Conforme transcurre la vida, los ciudadanos se acostumbran al “orden de las cosas” y se preguntan menos sobre éste. Esas inercias determinan el bienestar de las personas en lo fundamental. Se trata de decisiones que otros toman por nosotros sin que medie reflexión y explicación sobre las mismas.

Durante los últimos 33 años, una de esas decisiones es la mezcla entre consumo privado y consumo público que nos aplica. En el caso de México, al hablar de bienes de consumo público, es importante distinguir dos tipos. Primero, lo que en economía se denomina “bienes públicos”, esto es, aquéllos para los cuales el consumo de uno no impide el consumo por otros. Los ejemplos más socorridos son el alumbrado público y la seguridad pública. Segundo, aquéllos provistos por instancias gubernamentales, cuando el consumo de una persona rivaliza con el de otra. Los ejemplos más frecuentes son la educación pública, los servicios de salud, la provisión de agua, el transporte y la movilidad, la “impartición de justicia”, entre otros.

La decisión entre consumo público y privado la determinan los gobiernos. Hoy México enfrenta una crisis de “subconsumo público”, producto de decisiones tomadas por décadas, bajo el argumento de que es preferible limitar la provisión de bienes públicos “puros” y de bienes “provistos” por el sector público, a fin de que el ciudadano consuma más bienes privados. El resultado es una dramática insuficiencia y deterioro de bienes públicos. Existe gran inseguridad, educación insuficiente y de mala calidad, salud a la que no tienen acceso todos los mexicanos, suministro de agua potable limitado y de mala calidad, contaminación de agua y aire, tráfico pesado y constante, falta de infraestructura.

Dada esa realidad, no es difícil imaginar que muchos ciudadanos desearían una mayor oferta de bienes públicos. Sin embargo, no se oye hablar del movimiento #pormásbienespúblicos.

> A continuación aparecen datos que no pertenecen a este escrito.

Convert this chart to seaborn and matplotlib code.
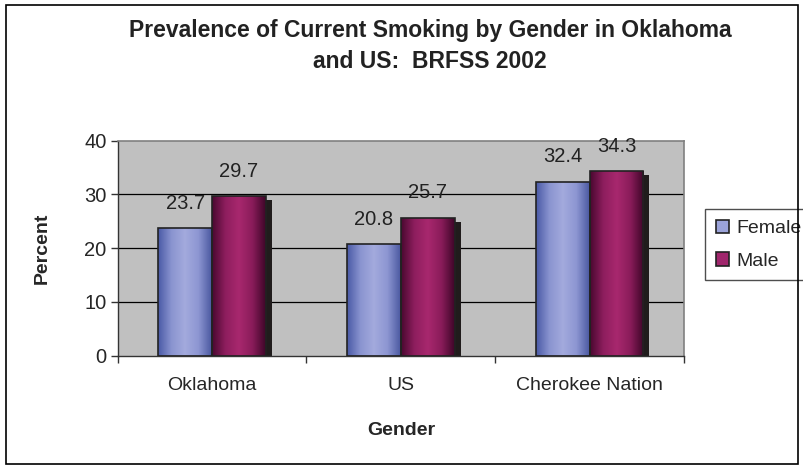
import numpy as np
import pandas as pd
import matplotlib
matplotlib.use("Agg")
import matplotlib.pyplot as plt
import matplotlib.transforms as mtransforms
from matplotlib.colors import LinearSegmentedColormap
from matplotlib.patches import Patch, Rectangle
import seaborn as sns

# data
regions = ["Oklahoma", "US", "Cherokee Nation"]
female = [23.7, 20.8, 32.4]
male = [29.7, 25.7, 34.3]
genders = ["Female", "Male"]

df = pd.DataFrame({
    "region": regions * 2,
    "gender": ["Female"] * 3 + ["Male"] * 3,
    "pct": female + male,
})

sns.set_style("white")
plt.rcParams["font.family"] = ["Liberation Sans", "DejaVu Sans"]

fig = plt.figure(figsize=(8.04, 4.69), dpi=100)
ax = fig.add_axes([0.1464, 0.2416, 0.7043, 0.4584])

mid_cols = {"Female": "#9ba3d9", "Male": "#a0266c"}
sns.barplot(data=df, x="region", y="pct", hue="gender", hue_order=genders,
            palette=mid_cols, width=0.57, ax=ax, legend=False,
            edgecolor="#222222", linewidth=1.2, zorder=3)

ax.set_ylim(0, 40)
ax.set_xlim(-0.5, 2.5)
ax.set_facecolor("#c0c0c0")

# gradient fills like the old excel bars
cmaps = {
    "Female": LinearSegmentedColormap.from_list("f", ["#4a5aa6", "#8a94d0", "#a3aadd", "#8d96d2", "#4a58a0"]),
    "Male": LinearSegmentedColormap.from_list("m", ["#4a0830", "#8e1e5e", "#a8286e", "#8a1c5a", "#3e0628"]),
}
grad = np.linspace(0, 1, 200).reshape(1, -1)
shadow_tr = mtransforms.offset_copy(ax.transData, fig=fig, x=6, y=-4, units="dots")
for cont, g in zip(ax.containers, genders):
    for p in cont:
        x0, y0, w, h = p.get_x(), p.get_y(), p.get_width(), p.get_height()
        ax.add_patch(Rectangle((x0, y0), w, h, facecolor="#201c1c", edgecolor="none",
                               transform=shadow_tr, zorder=1, clip_on=True))
        im = ax.imshow(grad, cmap=cmaps[g], extent=[x0, x0 + w, y0, y0 + h],
                       aspect="auto", zorder=2, interpolation="bilinear")
        im.set_clip_path(p)
        p.set_facecolor("none")
    ax.bar_label(cont, labels=[f"{v:.1f}" for v in cont.datavalues],
                 padding=11, fontsize=14.5, color="#222222")

ax.set_xlim(-0.5, 2.5)
ax.set_ylim(0, 40)

# gridlines and spines
ax.set_yticks([0, 10, 20, 30, 40])
for yv in [10, 20, 30]:
    ax.axhline(yv, color="black", lw=0.9, zorder=0.5)
for s in ["top", "right"]:
    ax.spines[s].set_color("#808080")
    ax.spines[s].set_linewidth(1.2)
for s in ["left", "bottom"]:
    ax.spines[s].set_color("#333333")
    ax.spines[s].set_linewidth(1.0)

ax.tick_params(axis="y", direction="out", length=5, width=1, color="#333333",
               labelsize=14.5, pad=3, left=True)
ax.set_xticks([0, 1, 2])
ax.set_xticklabels(regions)
ax.set_xticks([-0.5, 0.5, 1.5, 2.5], minor=True)
ax.tick_params(axis="x", which="major", length=0, labelsize=14, pad=15)
ax.tick_params(axis="x", which="minor", direction="out", length=5, width=1,
               color="#333333", bottom=True)

ax.set_ylabel("Percent", fontsize=14, fontweight="bold")
ax.set_xlabel("Gender", fontsize=14, fontweight="bold")
ax.yaxis.set_label_coords(-0.118, 0.5)
ax.xaxis.set_label_coords(0.5, -0.31)

fig.text(0.535, 0.936, "Prevalence of Current Smoking by Gender in Oklahoma",
         ha="center", va="center", fontsize=16.5, fontweight="bold", color="#222222")
fig.text(0.535, 0.868, "and US:  BRFSS 2002",
         ha="center", va="center", fontsize=16.5, fontweight="bold", color="#222222")

handles = [Patch(facecolor=mid_cols[g], edgecolor="#222222", lw=1.2, label=g) for g in genders]
leg = ax.legend(handles=handles, loc="upper left", bbox_to_anchor=(0.877, 0.554),
                bbox_transform=fig.transFigure, frameon=True, fancybox=False,
                fontsize=14, handlelength=0.7, handleheight=0.7, handletextpad=0.35,
                borderpad=0.55, labelspacing=0.75, borderaxespad=0)
leg.get_frame().set_edgecolor("#222222")
leg.get_frame().set_linewidth(1.0)

# border around the whole chart
fig.patches.append(Rectangle((0.007, 0.011), 0.986, 0.978, transform=fig.transFigure,
                             fill=False, edgecolor="black", lw=1.2))

fig.savefig("out.png", dpi=100)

¿Cuál es la racionalidad que supuestamente sustenta este resultado en el fondo indeseado por un número sustancial de ciudadanos? El argumento parte de señalar que es indispensable mantener el balance fiscal en montos bajos y financiables. Es imposible estar en desacuerdo con esa máxima esencial de política macroeconómica. Sin embargo, el mismo balance fiscal puede alcanzarse con montos muy diferentes de ingresos y de erogaciones (gasto e inversión) del sector público.

La característica esencial del “equilibrio fiscal mexicano” es que se basa en el gasto público más bajo de la OCDE. Mientras el promedio del gasto total del gobierno de los países de la OCDE (federal, estatales, municipales y seguridad social) es equivalente a 41.2% del PIB, en México es sólo 24.4%. Las diferencias del gasto per cápita son mayores (18 mil 101 y 4 mil 170 dólares, respectivamente). Es evidente que la oferta y calidad de bienes públicos que pueden ofrecer/proporcionar son muy diferentes en ambos casos. Huelga decir que para alcanzar una mayor oferta de bienes públicos se requieren más ingresos, sea por que se cobren precios y tarifas suficientes por los servicios provistos por el gobierno, o sea por mayores impuestos.

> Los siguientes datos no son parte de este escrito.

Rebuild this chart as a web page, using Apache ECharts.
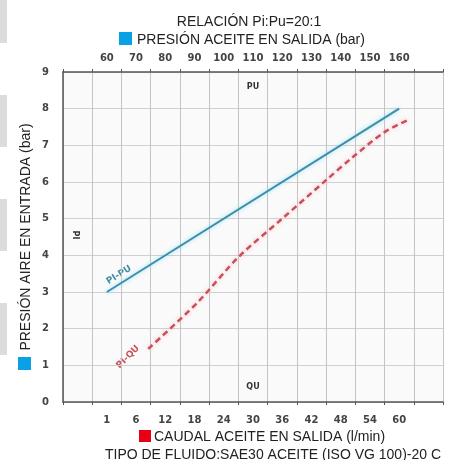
<!DOCTYPE html>
<html>
<head>
<meta charset="utf-8">
<script src="https://cdn.jsdelivr.net/npm/echarts@6/dist/echarts.min.js"></script>
<style>
html,body{margin:0;padding:0;background:#fff;}
#c{width:451px;height:460px;}
</style>
</head>
<body>
<div id="c"></div>
<script>
// Tick label categories (labels sit in the middle of each grid band)
var bottomLabels = ['', '1', '6', '12', '18', '24', '30', '36', '42', '48', '54', '60', ''];
var topLabels = ['', '60', '70', '80', '90', '100', '110', '120', '130', '140', '150', '160', ''];
// Pi-Pu line: oil outlet pressure (bar) vs air inlet pressure (bar)
var puValues = [60, 160];
var piForPu = [3, 8];
// Pi-Qu line: oil flow (l/min) vs air inlet pressure (bar)
var quValues = [8.5, 18.5, 27, 36, 45, 50.5, 57, 62];
var piForQu = [1.45, 2.7, 3.95, 5.0, 6.05, 6.68, 7.36, 7.7];
// Ranges of the hidden data axes (match the band layout of the label axes)
var quRange = [-9, 69];
var puRange = [45, 175];
var yTicks = [0, 9];

var chart = echarts.init(document.getElementById('c'));
var tickFont = {color: '#444', fontSize: 10, fontWeight: 'bold', fontFamily: 'DejaVu Sans'};
var txtFont = '14px "Liberation Sans"';

function pairs(xs, ys) { return xs.map(function (x, i) { return [x, ys[i]]; }); }

var option = {
  backgroundColor: '#fff',
  animation: false,
  grid: {left: 63, right: 8, top: 72, bottom: 58, show: true, backgroundColor: '#fafafa', borderWidth: 0},
  xAxis: [
    {type: 'category', position: 'bottom', data: bottomLabels, boundaryGap: true,
     axisLine: {onZero: false, lineStyle: {color: '#555', width: 1.5}},
     axisTick: {show: true, length: 3, lineStyle: {color: '#555'}},
     axisLabel: Object.assign({margin: 13, interval: 0}, tickFont),
     splitLine: {show: true, lineStyle: {color: '#c4c4c4', width: 1}}},
    {type: 'category', position: 'top', data: topLabels, boundaryGap: true,
     axisLine: {onZero: false, lineStyle: {color: '#555', width: 1.5}},
     axisTick: {show: true, length: 3, lineStyle: {color: '#555'}},
     axisLabel: Object.assign({margin: 9, interval: 0}, tickFont),
     splitLine: {show: false}},
    {type: 'value', show: false, min: quRange[0], max: quRange[1], axisLine: {onZero: false}},
    {type: 'value', show: false, min: puRange[0], max: puRange[1], axisLine: {onZero: false}}
  ],
  yAxis: [
    {type: 'value', min: yTicks[0], max: yTicks[1], interval: 1,
     axisLine: {show: true, onZero: false, lineStyle: {color: '#555', width: 1.5}},
     axisTick: {show: false},
     axisLabel: Object.assign({margin: 14}, tickFont),
     splitLine: {show: true, lineStyle: {color: '#d0d0d0', width: 1}}}
  ],
  series: [
    {type: 'line', name: 'PI-PU', xAxisIndex: 3, yAxisIndex: 0, data: pairs(puValues, piForPu),
     symbol: 'none', lineStyle: {color: '#3f8ea6', width: 2, shadowColor: 'rgba(120,220,255,0.8)', shadowBlur: 4}},
    {type: 'line', name: 'PI-QU', xAxisIndex: 2, yAxisIndex: 0, data: pairs(quValues, piForQu),
     symbol: 'none', smooth: 0.3,
     lineStyle: {color: '#c8505c', width: 2.5, type: [6, 4], shadowColor: 'rgba(255,170,180,0.8)', shadowBlur: 4}}
  ],
  graphic: [
    // grey page artifacts at the left edge
    {type: 'rect', shape: {x: 0, y: 0, width: 7, height: 43}, style: {fill: '#dcdcdc'}},
    {type: 'rect', shape: {x: 0, y: 95, width: 7, height: 52}, style: {fill: '#dcdcdc'}},
    {type: 'rect', shape: {x: 0, y: 199, width: 7, height: 52}, style: {fill: '#dcdcdc'}},
    {type: 'rect', shape: {x: 0, y: 303, width: 7, height: 52}, style: {fill: '#dcdcdc'}},
    // titles
    {type: 'text', x: 249, y: 22, style: {text: 'RELACIÓN Pi:Pu=20:1', font: txtFont, fill: '#222', align: 'center', verticalAlign: 'middle'}},
    {type: 'rect', shape: {x: 119, y: 32, width: 13, height: 13}, style: {fill: '#0aa0e6'}},
    {type: 'text', x: 137, y: 40, style: {text: 'PRESIÓN ACEITE EN SALIDA (bar)', font: txtFont, fill: '#222', align: 'left', verticalAlign: 'middle'}},
    {type: 'rect', shape: {x: 139, y: 430, width: 12, height: 12}, style: {fill: '#e60012'}},
    {type: 'text', x: 154, y: 437, style: {text: 'CAUDAL ACEITE EN SALIDA (l/min)', font: txtFont, fill: '#222', align: 'left', verticalAlign: 'middle'}},
    {type: 'text', x: 273, y: 455, style: {text: 'TIPO DE FLUIDO:SAE30 ACEITE (ISO VG 100)-20 C', font: txtFont, fill: '#222', align: 'center', verticalAlign: 'middle'}},
    {type: 'rect', shape: {x: 18, y: 357, width: 13, height: 13}, style: {fill: '#0aa0e6'}},
    {type: 'text', x: 26, y: 237, rotation: Math.PI / 2, style: {text: 'PRESIÓN AIRE EN ENTRADA (bar)', font: txtFont, fill: '#222', align: 'center', verticalAlign: 'middle'}},
    // in-plot annotations
    {type: 'text', x: 253, y: 87, style: {text: 'PU', font: 'bold 8px "DejaVu Sans"', fill: '#333', align: 'center', verticalAlign: 'middle'}},
    {type: 'text', x: 253, y: 387, style: {text: 'QU', font: 'bold 8px "DejaVu Sans"', fill: '#333', align: 'center', verticalAlign: 'middle'}},
    {type: 'text', x: 75, y: 235, rotation: -Math.PI / 2, style: {text: 'PI', font: 'bold 8px "DejaVu Sans"', fill: '#333', align: 'center', verticalAlign: 'middle'}},
    {type: 'text', x: 119, y: 275, rotation: 32 * Math.PI / 180, style: {text: 'PI-PU', font: 'bold 9px "DejaVu Sans"', fill: '#3f8ea6', align: 'center', verticalAlign: 'middle'}},
    {type: 'text', x: 128, y: 357, rotation: 45 * Math.PI / 180, style: {text: 'PI-QU', font: 'bold 9px "DejaVu Sans"', fill: '#c8505c', align: 'center', verticalAlign: 'middle'}}
  ]
};
chart.setOption(option);
</script>
</body>
</html>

En México esa discusión está ausente. ¿Qué respondería la ciudadanía si se plantearan mayores erogaciones públicas (sin mayor ineficiencia y corrupción) basadas en un aumento gradual de precios y tarifas de los servicios públicos y en el cobro por aquéllos que hoy no se cobran o se cobran mal, y en fortalecer la recaudación, por medio de reducir a la PEA que no paga impuestos (informalidad) y mediante un aumento de impuestos, por ejemplo la generalización del IVA? La pregunta resulta ociosa, porque nadie la plantea. El “estado de las cosas” hace que se imponga un patrón de subconsumo público, lo que implica continuar con todas las insuficiencias y deficiencias mencionadas arriba.

Muchos diputados, senadores, secretarios de Hacienda y Presidentes han tomado la decisión de dejarnos en ese “subconsumo de bienes públicos”, pero ninguno argumenta por qué. Mientras sigamos así, nos seguiremos ahogando en el tráfico, la contaminación atmosférica, la del agua, la inseguridad, etcétera. Es una tragedia, producto de decisiones de quienes no quieren reconocerlo.